One such mathematical concept is the Golden Ratio and the Golden Angle. These Golden rules are closely linked to Fibonacci numbers, which create a spiral effect. Supposedly, human nature is drawn to the aesthetically pleasing nature of the Golden Ratio. The Golden Angle of 137.5 degrees can be seen in nature as a tool for survival. Flower petals and leaves on a stem are arranged using the Golden Angle. Each petal is placed, around a circle, 137.5 degrees away from the last giving each one the best chance of getting as much sun as it can. The Golden Rules can be seen in the swirl of a galaxy and the inside of a nautilus shell. 

The Parthenon in Athens has its own mathematical rules to create the perception that its lines and pillars are straight, despite this not being the case.

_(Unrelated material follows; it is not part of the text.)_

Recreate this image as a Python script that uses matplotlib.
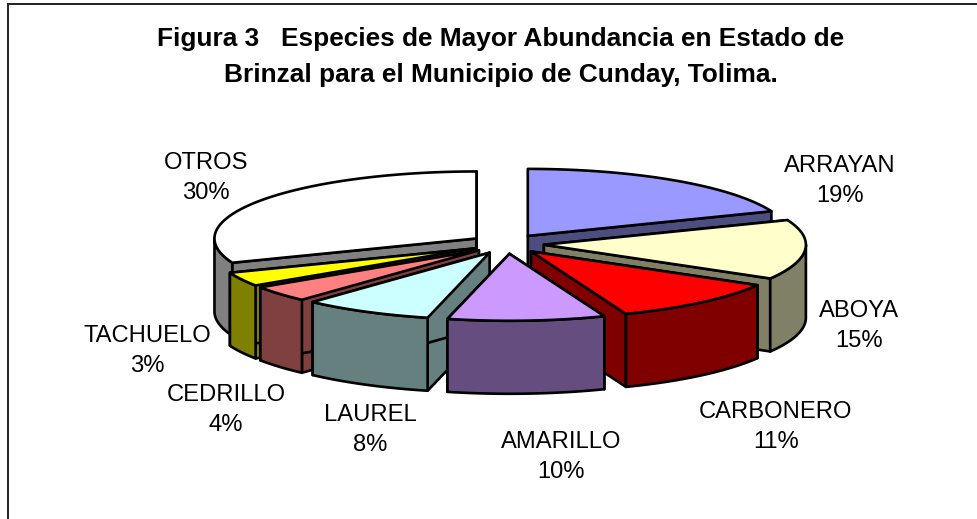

Our exploration of the natural world, which has been adapting and changing for billions of years to become strong and resilient, has led to the invention of our own art and science.

Numbers and words 

Mathematics originated from the human desire to explore. We want to quantify and understand the world around us.. The very first number tally system would have allowed a greater understanding of the world around them than they had before the tally system. Throughout history, numbers have been inextricably linked with growth and understanding, art and science, nature and technology. 

With the development of numbers, a need to communicate their meaning arose and writing systems were created, altered and expanded. We created a need and desire for different letters and words.